Pualani Kanakaole Kanahele, kumu hula of Halau o Kekuhi, is regarded as a loea (expert) of Hawaiian cultural practices and a living national treasure.She is currently the Humanities Department Chair at Hawaii Community College.
Mrs. Kanahele is widely recognized throughout Hawaii as a scholar, educator and practitioner of Hawaiian culture. She is an accomplished writer; a music, stage and film producer; a dedicated community leader; and a renowned kumu hula.
Born and raised in Keaukaha on the Big Island, Kanahele was raised in the traditions of her ancestors, a tradition that expected excellence in the understanding of oral traditions, life systems, Hawaiian mythic realities and the natural world.
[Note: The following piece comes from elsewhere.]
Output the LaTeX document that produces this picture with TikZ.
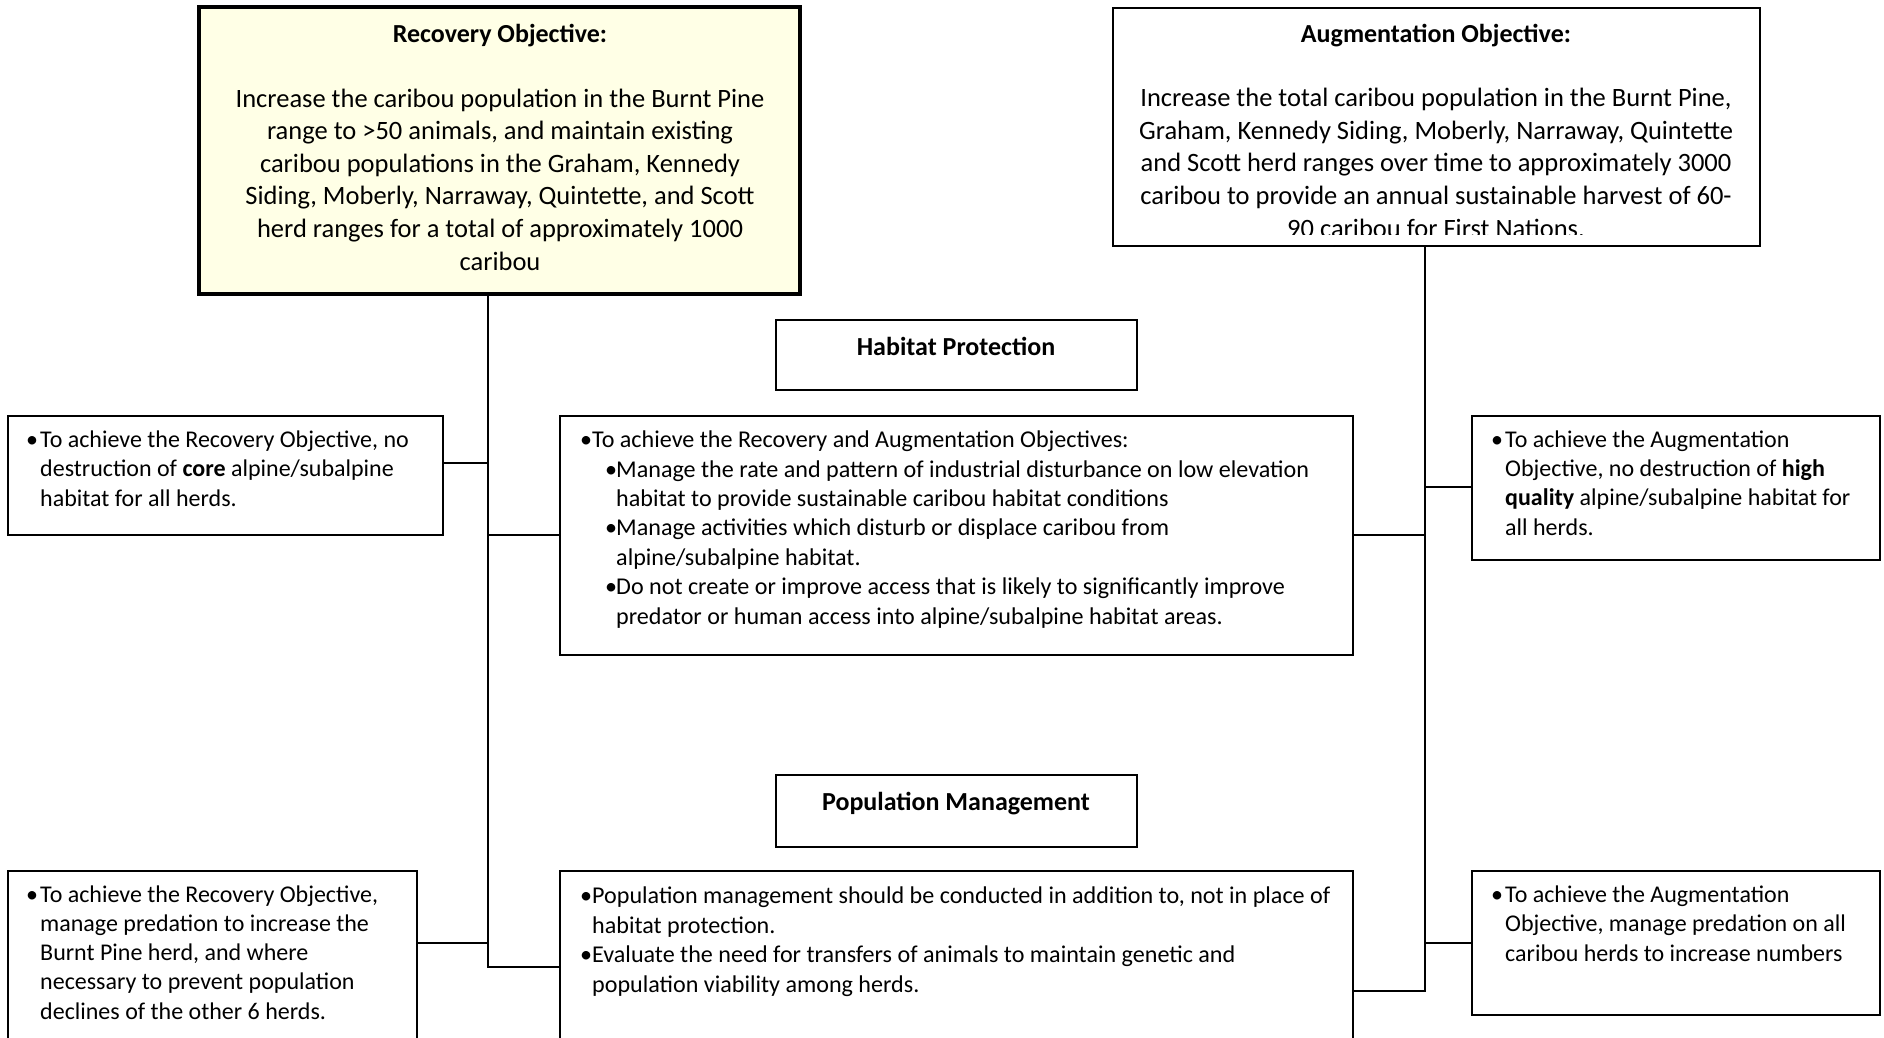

She has been highly influential in the resurgence of Hawaiian practices and interest in all things Hawaiian. As one of two daughters of the late hula and chant master, Edith Kanakaole, she along with her sister, Nalani, are kumu hula of the world-renowned classical Hawaiian cultural dance and dance group, Halau o Kekuhi. Halau o Kekuhi transmits oral traditions sustained through seven generations of matrilineal descent and continues this unbroken link through Kanahele and her sister.
James Dator is Professor, and Head of the Alternative Futures Graduate Option, Department of Political Science at the University of Hawaii and Director of Hawaii Research Center for Future Studies. He founded the Institute for Alternative Futures in 1977 with Alvin Toffler and Clement Bezold. In 1966 he taught the first course in any U.S. university on the future.
He is a global leader in the futures field, having served as the Secretary General and the President of the World Futures Studies Federation. He has lectured and conducted futures workshops with several thousand general, professional, governmental, business, as well as futurist, audiences throughout the world.
As a futurist Dr. Dator has worked in several major topical areas including the media, government, space exploration and travel, and the judiciary. Dr. Dator and his students and graduates have pioneered the field of judicial futures. This has included major projects in Hawaii, as well as working with the judiciaries in over 20 states in the U.S. as well as in the Federated States of Micronesia, and especially the State of Pohnpei. Prof. Dator has also consulted extensively with other governmental, military, business, educational, religious, and especially many nonprofit, public-interest organizations worldwide.